» **WORK REQUIRED**: Give an exact copy of every line, leaving images out.

» **SOURCE DATA**:
------
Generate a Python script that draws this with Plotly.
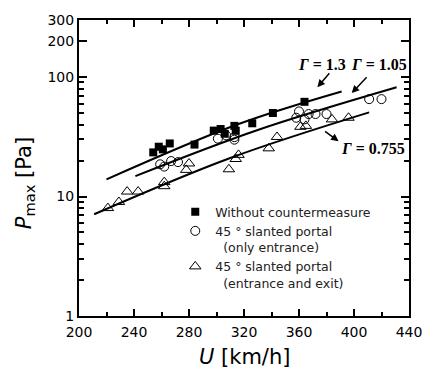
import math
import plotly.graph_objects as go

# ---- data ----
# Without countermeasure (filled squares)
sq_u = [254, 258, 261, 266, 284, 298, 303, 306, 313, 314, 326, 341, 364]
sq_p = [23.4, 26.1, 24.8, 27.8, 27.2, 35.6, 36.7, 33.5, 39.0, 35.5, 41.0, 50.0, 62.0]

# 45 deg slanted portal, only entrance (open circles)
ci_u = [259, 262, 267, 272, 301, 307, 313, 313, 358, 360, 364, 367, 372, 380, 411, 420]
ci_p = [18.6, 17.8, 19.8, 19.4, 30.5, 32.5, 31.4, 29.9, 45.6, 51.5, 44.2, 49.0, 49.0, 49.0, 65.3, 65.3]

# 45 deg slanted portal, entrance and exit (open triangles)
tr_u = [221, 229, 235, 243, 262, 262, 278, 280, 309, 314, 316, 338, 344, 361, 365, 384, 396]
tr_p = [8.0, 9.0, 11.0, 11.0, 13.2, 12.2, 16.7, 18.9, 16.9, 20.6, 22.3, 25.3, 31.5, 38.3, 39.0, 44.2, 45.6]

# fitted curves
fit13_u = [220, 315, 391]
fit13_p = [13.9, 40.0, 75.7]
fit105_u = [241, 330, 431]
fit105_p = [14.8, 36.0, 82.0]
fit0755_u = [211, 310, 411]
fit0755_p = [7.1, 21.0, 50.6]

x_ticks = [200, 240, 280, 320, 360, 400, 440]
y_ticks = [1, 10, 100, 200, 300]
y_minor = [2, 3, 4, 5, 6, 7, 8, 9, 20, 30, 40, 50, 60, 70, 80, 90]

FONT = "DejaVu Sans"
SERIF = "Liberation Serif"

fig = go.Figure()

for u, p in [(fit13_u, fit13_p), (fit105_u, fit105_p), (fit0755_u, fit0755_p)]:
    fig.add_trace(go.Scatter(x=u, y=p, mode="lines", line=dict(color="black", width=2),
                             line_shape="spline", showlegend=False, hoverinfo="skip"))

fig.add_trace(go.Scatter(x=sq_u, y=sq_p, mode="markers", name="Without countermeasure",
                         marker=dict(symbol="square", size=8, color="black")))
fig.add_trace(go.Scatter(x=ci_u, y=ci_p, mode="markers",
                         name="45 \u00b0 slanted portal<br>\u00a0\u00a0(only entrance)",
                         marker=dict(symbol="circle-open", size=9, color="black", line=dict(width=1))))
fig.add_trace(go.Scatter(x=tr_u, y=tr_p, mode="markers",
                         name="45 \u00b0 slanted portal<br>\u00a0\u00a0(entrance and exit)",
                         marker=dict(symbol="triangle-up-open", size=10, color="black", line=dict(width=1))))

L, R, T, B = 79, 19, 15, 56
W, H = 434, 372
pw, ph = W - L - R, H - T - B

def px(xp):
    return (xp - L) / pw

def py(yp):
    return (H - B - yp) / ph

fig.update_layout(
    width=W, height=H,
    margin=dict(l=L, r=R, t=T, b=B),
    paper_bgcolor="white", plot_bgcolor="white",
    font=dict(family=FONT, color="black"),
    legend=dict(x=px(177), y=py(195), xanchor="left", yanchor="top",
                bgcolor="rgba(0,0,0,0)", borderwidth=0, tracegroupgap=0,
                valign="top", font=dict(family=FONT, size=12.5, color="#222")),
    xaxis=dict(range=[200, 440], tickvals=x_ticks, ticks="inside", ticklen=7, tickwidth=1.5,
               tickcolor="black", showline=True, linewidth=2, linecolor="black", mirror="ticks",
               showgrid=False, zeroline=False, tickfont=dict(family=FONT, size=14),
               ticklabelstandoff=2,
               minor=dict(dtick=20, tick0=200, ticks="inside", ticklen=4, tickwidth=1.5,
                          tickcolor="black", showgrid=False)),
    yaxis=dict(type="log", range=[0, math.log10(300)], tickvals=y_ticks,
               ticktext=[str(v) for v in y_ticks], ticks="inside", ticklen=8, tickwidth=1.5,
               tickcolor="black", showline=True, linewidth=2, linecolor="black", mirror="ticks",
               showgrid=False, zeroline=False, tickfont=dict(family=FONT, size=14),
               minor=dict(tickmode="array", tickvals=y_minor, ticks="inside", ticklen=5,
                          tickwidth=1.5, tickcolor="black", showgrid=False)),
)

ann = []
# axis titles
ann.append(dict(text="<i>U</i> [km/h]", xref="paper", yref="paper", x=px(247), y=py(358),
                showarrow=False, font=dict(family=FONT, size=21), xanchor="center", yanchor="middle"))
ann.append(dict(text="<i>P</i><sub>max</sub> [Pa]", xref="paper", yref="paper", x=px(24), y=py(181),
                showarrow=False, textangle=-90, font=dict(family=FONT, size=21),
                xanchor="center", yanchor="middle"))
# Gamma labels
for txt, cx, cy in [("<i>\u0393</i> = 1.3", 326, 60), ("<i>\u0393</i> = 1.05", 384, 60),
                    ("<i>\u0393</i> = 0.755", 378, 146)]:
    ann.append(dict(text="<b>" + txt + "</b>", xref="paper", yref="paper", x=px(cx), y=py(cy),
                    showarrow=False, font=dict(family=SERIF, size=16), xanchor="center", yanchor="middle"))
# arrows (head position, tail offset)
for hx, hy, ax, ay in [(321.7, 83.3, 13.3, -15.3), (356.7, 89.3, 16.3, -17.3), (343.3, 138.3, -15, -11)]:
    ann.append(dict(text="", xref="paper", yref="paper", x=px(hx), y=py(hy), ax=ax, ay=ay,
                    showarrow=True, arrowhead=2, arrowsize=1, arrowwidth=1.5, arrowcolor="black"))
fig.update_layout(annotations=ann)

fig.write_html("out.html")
------
» **FINAL ANSWER**:
Generate a Python script that draws this with Plotly.
import math
import plotly.graph_objects as go

# ---- data ----
# Without countermeasure (filled squares)
sq_u = [254, 258, 261, 266, 284, 298, 303, 306, 313, 314, 326, 341, 364]
sq_p = [23.4, 26.1, 24.8, 27.8, 27.2, 35.6, 36.7, 33.5, 39.0, 35.5, 41.0, 50.0, 62.0]

# 45 deg slanted portal, only entrance (open circles)
ci_u = [259, 262, 267, 272, 301, 307, 313, 313, 358, 360, 364, 367, 372, 380, 411, 420]
ci_p = [18.6, 17.8, 19.8, 19.4, 30.5, 32.5, 31.4, 29.9, 45.6, 51.5, 44.2, 49.0, 49.0, 49.0, 65.3, 65.3]

# 45 deg slanted portal, entrance and exit (open triangles)
tr_u = [221, 229, 235, 243, 262, 262, 278, 280, 309, 314, 316, 338, 344, 361, 365, 384, 396]
tr_p = [8.0, 9.0, 11.0, 11.0, 13.2, 12.2, 16.7, 18.9, 16.9, 20.6, 22.3, 25.3, 31.5, 38.3, 39.0, 44.2, 45.6]

# fitted curves
fit13_u = [220, 315, 391]
fit13_p = [13.9, 40.0, 75.7]
fit105_u = [241, 330, 431]
fit105_p = [14.8, 36.0, 82.0]
fit0755_u = [211, 310, 411]
fit0755_p = [7.1, 21.0, 50.6]

x_ticks = [200, 240, 280, 320, 360, 400, 440]
y_ticks = [1, 10, 100, 200, 300]
y_minor = [2, 3, 4, 5, 6, 7, 8, 9, 20, 30, 40, 50, 60, 70, 80, 90]

FONT = "DejaVu Sans"
SERIF = "Liberation Serif"

fig = go.Figure()

for u, p in [(fit13_u, fit13_p), (fit105_u, fit105_p), (fit0755_u, fit0755_p)]:
    fig.add_trace(go.Scatter(x=u, y=p, mode="lines", line=dict(color="black", width=2),
                             line_shape="spline", showlegend=False, hoverinfo="skip"))

fig.add_trace(go.Scatter(x=sq_u, y=sq_p, mode="markers", name="Without countermeasure",
                         marker=dict(symbol="square", size=8, color="black")))
fig.add_trace(go.Scatter(x=ci_u, y=ci_p, mode="markers",
                         name="45 \u00b0 slanted portal<br>\u00a0\u00a0(only entrance)",
                         marker=dict(symbol="circle-open", size=9, color="black", line=dict(width=1))))
fig.add_trace(go.Scatter(x=tr_u, y=tr_p, mode="markers",
                         name="45 \u00b0 slanted portal<br>\u00a0\u00a0(entrance and exit)",
                         marker=dict(symbol="triangle-up-open", size=10, color="black", line=dict(width=1))))

L, R, T, B = 79, 19, 15, 56
W, H = 434, 372
pw, ph = W - L - R, H - T - B

def px(xp):
    return (xp - L) / pw

def py(yp):
    return (H - B - yp) / ph

fig.update_layout(
    width=W, height=H,
    margin=dict(l=L, r=R, t=T, b=B),
    paper_bgcolor="white", plot_bgcolor="white",
    font=dict(family=FONT, color="black"),
    legend=dict(x=px(177), y=py(195), xanchor="left", yanchor="top",
                bgcolor="rgba(0,0,0,0)", borderwidth=0, tracegroupgap=0,
                valign="top", font=dict(family=FONT, size=12.5, color="#222")),
    xaxis=dict(range=[200, 440], tickvals=x_ticks, ticks="inside", ticklen=7, tickwidth=1.5,
               tickcolor="black", showline=True, linewidth=2, linecolor="black", mirror="ticks",
               showgrid=False, zeroline=False, tickfont=dict(family=FONT, size=14),
               ticklabelstandoff=2,
               minor=dict(dtick=20, tick0=200, ticks="inside", ticklen=4, tickwidth=1.5,
                          tickcolor="black", showgrid=False)),
    yaxis=dict(type="log", range=[0, math.log10(300)], tickvals=y_ticks,
               ticktext=[str(v) for v in y_ticks], ticks="inside", ticklen=8, tickwidth=1.5,
               tickcolor="black", showline=True, linewidth=2, linecolor="black", mirror="ticks",
               showgrid=False, zeroline=False, tickfont=dict(family=FONT, size=14),
               minor=dict(tickmode="array", tickvals=y_minor, ticks="inside", ticklen=5,
                          tickwidth=1.5, tickcolor="black", showgrid=False)),
)

ann = []
# axis titles
ann.append(dict(text="<i>U</i> [km/h]", xref="paper", yref="paper", x=px(247), y=py(358),
                showarrow=False, font=dict(family=FONT, size=21), xanchor="center", yanchor="middle"))
ann.append(dict(text="<i>P</i><sub>max</sub> [Pa]", xref="paper", yref="paper", x=px(24), y=py(181),
                showarrow=False, textangle=-90, font=dict(family=FONT, size=21),
                xanchor="center", yanchor="middle"))
# Gamma labels
for txt, cx, cy in [("<i>\u0393</i> = 1.3", 326, 60), ("<i>\u0393</i> = 1.05", 384, 60),
                    ("<i>\u0393</i> = 0.755", 378, 146)]:
    ann.append(dict(text="<b>" + txt + "</b>", xref="paper", yref="paper", x=px(cx), y=py(cy),
                    showarrow=False, font=dict(family=SERIF, size=16), xanchor="center", yanchor="middle"))
# arrows (head position, tail offset)
for hx, hy, ax, ay in [(321.7, 83.3, 13.3, -15.3), (356.7, 89.3, 16.3, -17.3), (343.3, 138.3, -15, -11)]:
    ann.append(dict(text="", xref="paper", yref="paper", x=px(hx), y=py(hy), ax=ax, ay=ay,
                    showarrow=True, arrowhead=2, arrowsize=1, arrowwidth=1.5, arrowcolor="black"))
fig.update_layout(annotations=ann)

fig.write_html("out.html")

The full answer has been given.